Entertainment News October 9 - TOP 3 STORIES FOR Tuesday

ALSO ON SITE

HOLLYWOOD PREPARING FOR POSSIBLE STRIKE
By DAVE MCNARY, DAVE MCNARY, JOSEF ADALIAN variety.com

The harsh rhetoric surrounding the WGA negotiations plus the guild's recent move to seek strike authorization have convinced execs that the threat of a Nov. 1 strike may be very real. A possible lockout is also being discussed.

"We are trying to get as much stuff as possible shoved through," said one studio VP. "It's as hot as I've ever seen it. And whether or not they strike on Nov. 1, we have to act as if they will."

On the feature side, studios are no longer taking writing pitches and are pretty much limiting themselves to making deals on fully developed packages. Warner Bros. and Universal, for example, have put out the word to agents: Don't bring in any spec scripts until the situation resolves itself.

"A strike on Nov. 1 is a real option," WGA West prexy Patric Verrone told Daily Variety on Monday. "What I'm hearing from our screenwriters and showrunners is that they're being asked to schedule additional table reads, prepare additional scripts and squeeze in more shows, which may be physically impossible in that amount of time."

On the TV side, the nets are scrambling to figure out how they'll fill primetime with no new scripted shows and trying to get pilot scripts completed as quickly as possible. There's also been a rash of series commitments in recent weeks, with nets handing out an unusually large number of six- and 13-episode orders.
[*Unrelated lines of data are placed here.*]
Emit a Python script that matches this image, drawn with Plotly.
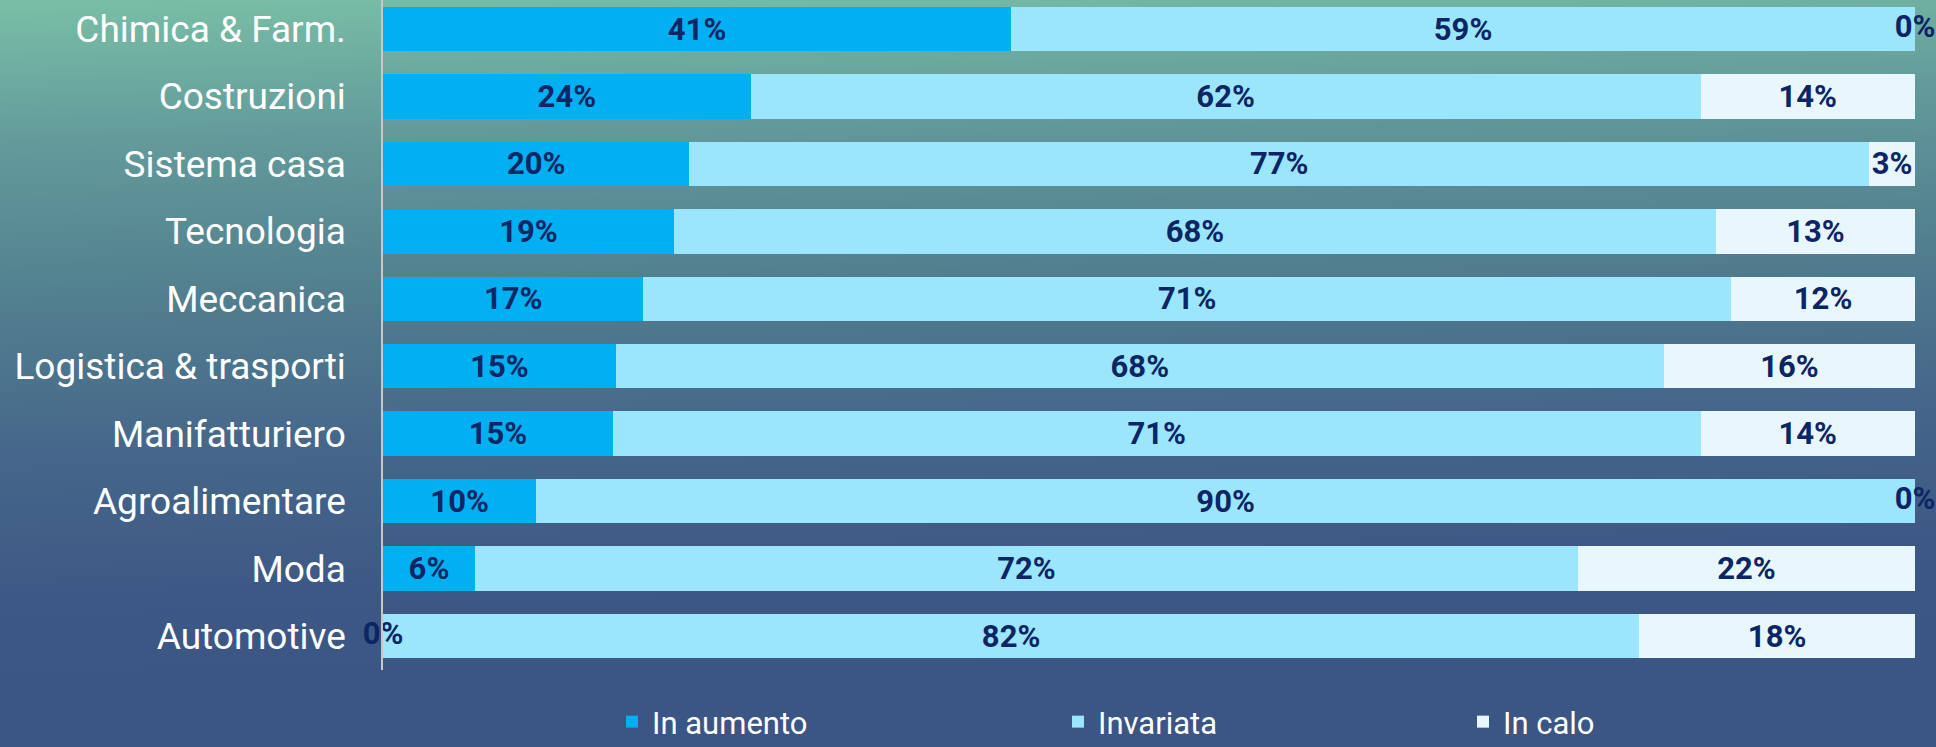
import base64
import plotly.graph_objects as go

categories = ["Chimica & Farm.", "Costruzioni", "Sistema casa", "Tecnologia", "Meccanica",
              "Logistica & trasporti", "Manifatturiero", "Agroalimentare", "Moda", "Automotive"]
in_aumento = [41, 24, 20, 19, 17, 15.2, 15, 10, 6, 0]
invariata = [59, 62, 77, 68, 71, 68.4, 71, 90, 72, 82]
in_calo = [0, 14, 3, 13, 12, 16.4, 14, 0, 22, 18]
series_names = ["In aumento", "Invariata", "In calo"]
series_colors = ["#00b0f0", "#9be5fd", "#e8f7fe"]

W, H = 1936, 747
ML, MR, MT, MB = 383, 21, 0, 77

# background gradient (as an SVG image)
stops = [(0.0, "#79bfa6"), (0.2, "#62999a"), (0.4, "#527f8f"), (0.6, "#46678a"),
         (0.8, "#3d5885"), (1.0, "#3b5584")]
stop_xml = "".join(f'<stop offset="{o}" stop-color="{c}"/>' for o, c in stops)
svg = (f'<svg xmlns="http://www.w3.org/2000/svg" width="{W}" height="{H}" viewBox="0 0 {W} {H}" '
       f'preserveAspectRatio="none"><defs><linearGradient id="g" x1="0" y1="0" x2="0.08" y2="1">'
       f'{stop_xml}</linearGradient></defs><rect width="{W}" height="{H}" fill="url(#g)"/></svg>')
bg_src = "data:image/svg+xml;base64," + base64.b64encode(svg.encode()).decode()

pw = W - ML - MR
ph = H - MT - MB

label_font = dict(family="Roboto", size=31, color="#0c2665", weight="bold")

fig = go.Figure()
legends = ["legend", "legend2", "legend3"]
all_series = [in_aumento, invariata, in_calo]
for name, vals, col, lg in zip(series_names, all_series, series_colors, legends):
    fig.add_trace(go.Bar(
        y=categories, x=vals, name=name, orientation="h",
        marker=dict(color=col, line=dict(width=0)),
        texttemplate="%{x:.0f}%", textposition="inside", insidetextanchor="middle",
        textfont=label_font, cliponaxis=False, legend=lg, hoverinfo="skip",
    ))

# labels for zero-width segments (plotly does not draw text on empty bars)
zx, zy, zt = [], [], []
for i, cat in enumerate(categories):
    start = 0
    for vals in all_series:
        if vals[i] == 0:
            zx.append(start)
            zy.append(cat)
            zt.append(f"{vals[i]:.0f}%")
        start += vals[i]
fig.add_trace(go.Scatter(x=zx, y=zy, text=zt, mode="text", textposition="middle center",
                         textfont=label_font, cliponaxis=False, showlegend=False,
                         hoverinfo="skip"))

legend_x = [612, 1058, 1463]
common_leg = dict(orientation="h", xref="container", yref="container", xanchor="left",
                  yanchor="middle", y=1 - 722 / H, bgcolor="rgba(0,0,0,0)",
                  font=dict(family="Roboto", size=31, color="white"))

fig.update_layout(
    width=W, height=H,
    margin=dict(l=ML, r=MR, t=MT, b=MB, pad=0),
    paper_bgcolor="#4a6c8a", plot_bgcolor="rgba(0,0,0,0)",
    barmode="stack", bargap=0.34,
    uniformtext=dict(mode="show", minsize=31),
    showlegend=True,
    legend=dict(x=legend_x[0] / W, **common_leg),
    legend2=dict(x=legend_x[1] / W, **common_leg),
    legend3=dict(x=legend_x[2] / W, **common_leg),
    xaxis=dict(range=[0, 100], showgrid=False, zeroline=False, showticklabels=False,
               showline=False, fixedrange=True),
    yaxis=dict(categoryorder="array", categoryarray=categories,
               range=[9.504, -0.43], showgrid=False, zeroline=False,
               showline=True, linecolor="#c8c8c8", linewidth=1.5,
               ticks="", ticklabelstandoff=28,
               tickfont=dict(family="Roboto", size=37, color="white")),
    images=[dict(source=bg_src, xref="paper", yref="paper",
                 x=-ML / pw, y=1 + MT / ph, sizex=W / pw, sizey=H / ph,
                 xanchor="left", yanchor="top", sizing="stretch", layer="below")],
)

fig.write_html("out.html", config={"displayModeBar": False},
               post_script="document.body.style.margin='0px';document.body.style.overflow='hidden';")
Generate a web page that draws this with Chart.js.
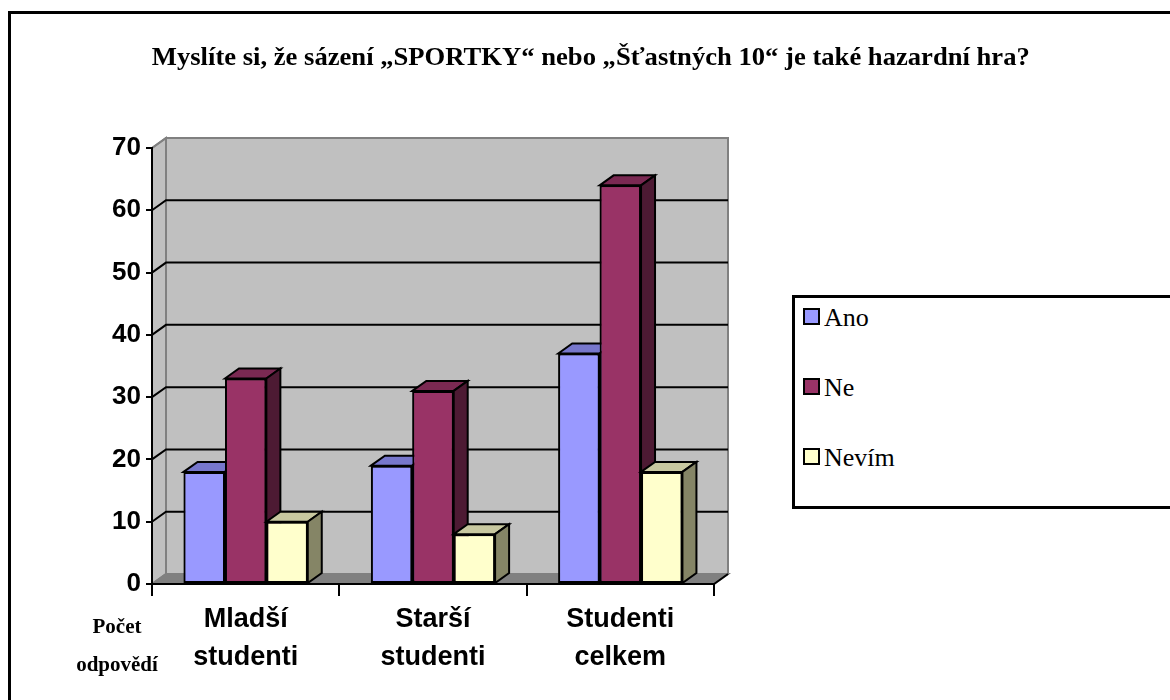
<!DOCTYPE html>
<html>
<head>
<meta charset="utf-8">
<script src="https://cdn.jsdelivr.net/npm/chart.js@4/dist/chart.umd.min.js"></script>
<style>
  body { margin: 0; background: #fff; }
  #wrap { position: relative; width: 1170px; height: 700px; overflow: hidden; }
  #frame { position: absolute; left: 8px; top: 11px; width: 1300px; height: 800px;
           border-left: 3px solid #000; border-top: 3px solid #000; }
  #title { position: absolute; left: 0; top: 40px; width: 1182px; text-align: center; white-space: nowrap;
           font-family: 'Liberation Serif', serif; font-weight: bold; font-size: 26px; line-height: 34px; }
  #title span { display: inline-block; transform-origin: center; }
  #legend { position: absolute; left: 792px; top: 295px; width: 420px; height: 208px;
            border: 3px solid #000; background: #fff; font-family: 'Liberation Serif', serif; font-size: 26px; }
  .item { position: absolute; left: 8px; display: flex; align-items: center; height: 30px; }
  .box { width: 13px; height: 13px; border: 2px solid #000; margin-right: 4px; margin-top: -3px; }
  #ytitle { position: absolute; left: 57px; top: 607px; width: 120px; text-align: center;
            font-family: 'Liberation Serif', serif; font-weight: bold; font-size: 21px; line-height: 38px; }
  canvas { position: absolute; left: 0; top: 0; }
</style>
</head>
<body>
<div id="wrap">
  <div id="frame"></div>
  <canvas id="chart" width="1170" height="700"></canvas>
  <div id="title"><span id="titleText"></span></div>
  <div id="legend"></div>
  <div id="ytitle">Počet<br>odpovědí</div>
</div>
<script>
const title = 'Myslíte si, že sázení „SPORTKY“ nebo „Šťastných 10“ je také hazardní hra?';
const categories = [['Mladší', 'studenti'], ['Starší', 'studenti'], ['Studenti', 'celkem']];
const seriesNames = ['Ano', 'Ne', 'Nevím'];
const ano = [18, 19, 37];
const ne = [33, 31, 64];
const nevim = [10, 8, 18];
const yTicks = [0, 10, 20, 30, 40, 50, 60, 70];

const fronts = ['#9999FF', '#993366', '#FFFFCC'];
const tops = ['#7777CC', '#7A2952', '#C8C8A0'];
const sides = ['#4D4D80', '#4D1A33', '#858566'];

const DX = 14, DY = -10;

function poly(ctx, pts, fill, stroke, lw) {
  ctx.beginPath();
  ctx.moveTo(pts[0][0], pts[0][1]);
  for (let i = 1; i < pts.length; i++) ctx.lineTo(pts[i][0], pts[i][1]);
  ctx.closePath();
  if (fill) { ctx.fillStyle = fill; ctx.fill(); }
  if (stroke) { ctx.strokeStyle = stroke; ctx.lineWidth = lw || 2; ctx.lineJoin = 'miter'; ctx.stroke(); }
}

// walls, floor and gridlines of the 3D box
const walls = {
  id: 'walls',
  beforeDraw(chart) {
    const { ctx, chartArea: a, scales: { y } } = chart;
    const L = a.left, R = a.right, T = a.top, B = a.bottom;
    ctx.save();
    poly(ctx, [[L, T], [L + DX, T + DY], [L + DX, B + DY], [L, B]], '#C0C0C0', '#808080', 2);
    poly(ctx, [[L + DX, T + DY], [R + DX, T + DY], [R + DX, B + DY], [L + DX, B + DY]], '#C0C0C0', '#808080', 2);
    poly(ctx, [[L, B], [L + DX, B + DY], [R + DX, B + DY], [R, B]], '#808080', '#808080', 2);
    yTicks.forEach(v => {
      if (v === 0) return;
      const py = y.getPixelForValue(v);
      ctx.beginPath();
      ctx.moveTo(L, py);
      ctx.lineTo(L + DX, py + DY);
      if (v < y.max) ctx.lineTo(R + DX, py + DY);
      ctx.strokeStyle = v < y.max ? '#000' : '#808080';
      ctx.lineWidth = 2;
      ctx.stroke();
    });
    ctx.beginPath();
    ctx.moveTo(R, B);
    ctx.lineTo(R + DX, B + DY);
    ctx.strokeStyle = '#000';
    ctx.stroke();
    ctx.restore();
  }
};

// redraw bars left to right with their top and side faces, so each bar hides the side of its left neighbour
const bars3d = {
  id: 'bars3d',
  afterDatasetsDraw(chart) {
    const ctx = chart.ctx;
    ctx.save();
    chart.data.datasets.forEach((ds, i) => {
      chart.getDatasetMeta(i).data.forEach(el => {
        el.draw(ctx, chart.chartArea);
        const p = el.getProps(['x', 'y', 'base', 'width'], true);
        const l = p.x - p.width / 2, r = p.x + p.width / 2;
        poly(ctx, [[l, p.y], [l + DX, p.y + DY], [r + DX, p.y + DY], [r, p.y]], tops[i], '#000', 2);
        poly(ctx, [[r, p.y], [r + DX, p.y + DY], [r + DX, p.base + DY], [r, p.base]], sides[i], '#000', 2);
      });
    });
    ctx.restore();
  }
};

const seriesData = [ano, ne, nevim];

new Chart(document.getElementById('chart'), {
  type: 'bar',
  data: {
    labels: categories,
    datasets: seriesNames.map((name, i) => ({
      label: name,
      data: seriesData[i],
      backgroundColor: fronts[i],
      borderColor: '#000',
      borderWidth: 2,
      borderSkipped: false,
      categoryPercentage: 0.663,
      barPercentage: 1.0,
    })),
  },
  options: {
    responsive: false,
    animation: false,
    layout: { padding: { left: 0, right: 456, top: 148, bottom: 0 } },
    plugins: {
      legend: { display: false },
      tooltip: { enabled: false },
    },
    scales: {
      x: {
        afterFit: s => { s.height = 116; },
        grid: { display: true, offset: true, drawOnChartArea: false, drawTicks: true, tickLength: 12, color: '#000', lineWidth: 2 },
        border: { display: true, color: '#000', width: 2 },
        ticks: { color: '#000', padding: 5, font: { family: 'Liberation Sans', weight: 'bold', size: 27, lineHeight: 1.4 } },
      },
      y: {
        min: 0,
        max: 70,
        afterFit: s => { s.width = 152; },
        afterBuildTicks: s => { s.ticks = yTicks.map(v => ({ value: v })); },
        grid: { display: true, drawOnChartArea: false, drawTicks: true, tickLength: 6, color: '#000', lineWidth: 2 },
        border: { display: true, color: '#000', width: 2 },
        ticks: { color: '#000', padding: 5, font: { family: 'Liberation Sans', weight: 'bold', size: 26 } },
      },
    },
  },
  plugins: [walls, bars3d],
});

// title, stretched to the width it has in the original
const tt = document.getElementById('titleText');
tt.textContent = title;
tt.style.transform = 'scaleX(' + (878 / tt.getBoundingClientRect().width) + ')';

// legend built from the same arrays
const legend = document.getElementById('legend');
seriesNames.forEach((name, i) => {
  const row = document.createElement('div');
  row.className = 'item';
  row.style.top = (5 + i * 70) + 'px';
  const box = document.createElement('span');
  box.className = 'box';
  box.style.background = fronts[i];
  const txt = document.createElement('span');
  txt.textContent = name;
  row.appendChild(box);
  row.appendChild(txt);
  legend.appendChild(row);
});
</script>
</body>
</html>
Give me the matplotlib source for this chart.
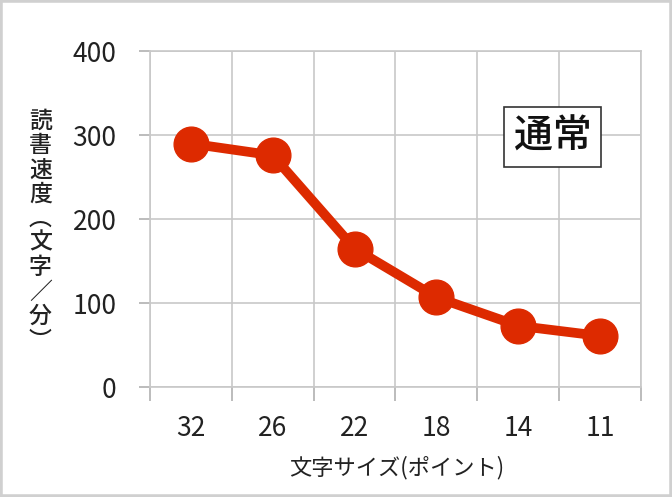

Agents admit that the pace of feature dealmaking has stayed hectic in recent weeks -- but only for short-term projects. "Making any deals in long-term feature development has become really tough," one tenpercenter groused.

Producers and execs say available writing jobs have been drying up in recent days. "Unless you're a triple-A high-end rewriter, you're not getting an assignment now," one prominent producer said.

One agent noted that feature animation writing jobs may become a hot area for scribes in coming months since that arena's not covered by the WGA.

"I am looking more toward open director assignments rather than writing assignments," a manager noted, pointing out that the DGA is unlikely to go on strike and will probably make a deal by the end of year.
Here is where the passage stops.